Letztendlich war ich selbst auch nur 5 Jahre älter, als ich mein erstes Kind (den wunderbaren Jonathan) geboren habe. Und wenn Sharon an sich glaubt und stark bleibt und fleißig ist, dann kann sie alles werden. Die Unterstützung ihrer Lehrer und der Elternvertretung hat sie. Und nun auch noch die der Sozialarbeiter aus Mathare. Es gibt nicht viele, die hier solche Chancen bekommen.
Geplant haben wir nun Folgendes:
Schulungscamp
13. März - am Nachmittag Schulung von jeweils zwei Vertrauenslehrern aus 16 Schulen
14. März - ganztags ein Schulungscamp für jeweils 3 Schülervertreter aus 16 Schulen
(diese werden ausgebildet, alle anderen Schüler mit Unterstützung der
Vertrauenslehrer im Umgang mit den Sanitary Pads zu schulen)
Ich freue mich unendlich, dass wir es bis hierhin geschafft haben und bin wahnsinnig gespannt auf das Camp im März.
Irgendwann haben wir uns dann am Nachmittag auf den langen Heimweg gemacht. Unser Plan war unterwegs an einem der Straßenmärkte noch Kartoffeln und Tomaten zu kaufen. Dazu muss man wissen, dass besonders die Massai auf die chemische Behandlung der Felder verzichten. Was will man mehr. Ich beklagte während der Fahrt, dass ich auf solchen Märkten immer Muzungu-Preise bezahlen müsste und damit reichlich mehr, als die lokalen Einwohner. Besonders Titus fühlte sich nun bemüßigt, mich auf die Verhandlungen auf dem Markt gut vorzubereiten. Sein Tipp war nach der ersten Preisangabe des Verkäufers entrüstet "Hapana" (ist Suaheli und bedeutet "no way") zu rufen.
So weit, so gut. Er war mit meinem "Hapana" lange nicht zufrieden und wir übten amüsiert eine lange Zeit im Auto die richtige entrüstete Aussprache. Besonders wichtig schien ihm die harte Betonung des P in der Mitte des Wortes.

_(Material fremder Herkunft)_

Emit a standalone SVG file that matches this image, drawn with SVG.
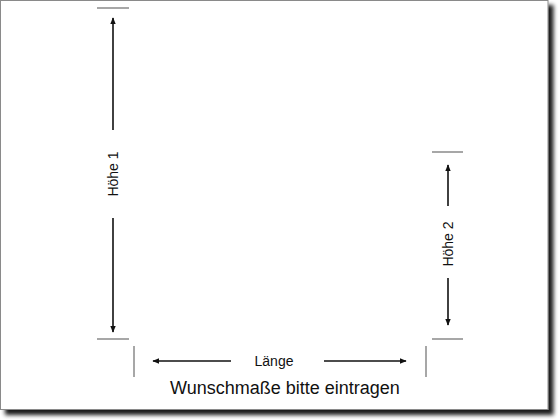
<svg xmlns="http://www.w3.org/2000/svg" width="560" height="420" viewBox="0 0 560 420">
  <defs>
    <filter id="shadow" x="-5%" y="-5%" width="115%" height="115%">
      <feGaussianBlur in="SourceAlpha" stdDeviation="2"/>
      <feOffset dx="5" dy="5" result="b"/>
      <feComponentTransfer><feFuncA type="linear" slope="0.9"/></feComponentTransfer>
      <feMerge><feMergeNode/><feMergeNode in="SourceGraphic"/></feMerge>
    </filter>
    <marker id="ah" viewBox="0 0 10 10" refX="9" refY="5" markerWidth="7" markerHeight="7" markerUnits="userSpaceOnUse" orient="auto">
      <path d="M0,1 L10,5 L0,9 Z" fill="#111"/>
    </marker>
    <style>
      .tick { stroke: #8a8a8a; stroke-width: 1.5; fill: none; }
      .dim { stroke: #111; stroke-width: 1.6; fill: none; }
      .arr { marker-end: url(#ah); }
      .lbl { font-family: "Liberation Sans", Arial, sans-serif; font-size: 14px; fill: #111; text-anchor: middle; }
      .title { font-family: "Liberation Sans", Arial, sans-serif; font-size: 18px; fill: #111; text-anchor: middle; }
    </style>
  </defs>
  <rect x="0" y="0" width="560" height="420" fill="#fff"/>
  <rect x="0.5" y="0.5" width="547.5" height="409" fill="#fff" stroke="#8a8a8a" stroke-width="1" filter="url(#shadow)"/>

  <g id="hoehe1">
    <line class="tick" x1="97" y1="8" x2="129" y2="8"/>
    <line class="tick" x1="97" y1="339" x2="129" y2="339"/>
    <text class="lbl" transform="translate(118,174) rotate(-90)">Höhe 1</text>
  </g>
  <g id="hoehe2">
    <line class="tick" x1="432" y1="152" x2="463" y2="152"/>
    <line class="tick" x1="432" y1="339" x2="463" y2="339"/>
    <text class="lbl" transform="translate(453,244) rotate(-90)">Höhe 2</text>
  </g>
  <g id="laenge">
    <line class="tick" x1="134" y1="346" x2="134" y2="377"/>
    <line class="tick" x1="426" y1="346" x2="426" y2="377"/>
    <text class="lbl" x="274" y="366">Länge</text>
  </g>
  <g id="title">
    <text class="title" x="285" y="394">Wunschmaße bitte eintragen</text>
  </g>

  <g id="connectors">
    <line class="dim arr" x1="113" y1="130" x2="113" y2="18"/>
    <line class="dim arr" x1="113" y1="218" x2="113" y2="332"/>
    <line class="dim arr" x1="448" y1="206" x2="448" y2="165"/>
    <line class="dim arr" x1="448" y1="278" x2="448" y2="325"/>
    <line class="dim arr" x1="231" y1="361" x2="153" y2="361"/>
    <line class="dim arr" x1="324" y1="361" x2="406" y2="361"/>
  </g>
</svg>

Auf dem Markt entschieden Titus, Ann, Augustine und ich uns zufällig alle für den gleichen Stand. Und wohlgemerkt wir kauften alle das gleiche. Meine mir zugeteilte Verkäuferin war über mein "Hapana" dermaßen amüsiert, dass ich tatsächlich einen guten Preis bekam.
Ich saß längst wieder im Auto, Kartoffeln und Tomaten waren gut im Kofferraum verstaut, nur Titus fehlte.
Da stand er doch tatsächlich in einer Traube von Verkäufern diskutierte ausdauernd und konnte es nicht fassen, dass er als Kenianer mehr bezahlen sollte als ich. Letztendlich musste er.
Was haben wir gelacht....
Hapana sei Dank!
Ein paar Stunden später hatten wir es dann geschafft. Endlich zuhause. Was für ein schönes Gefühl.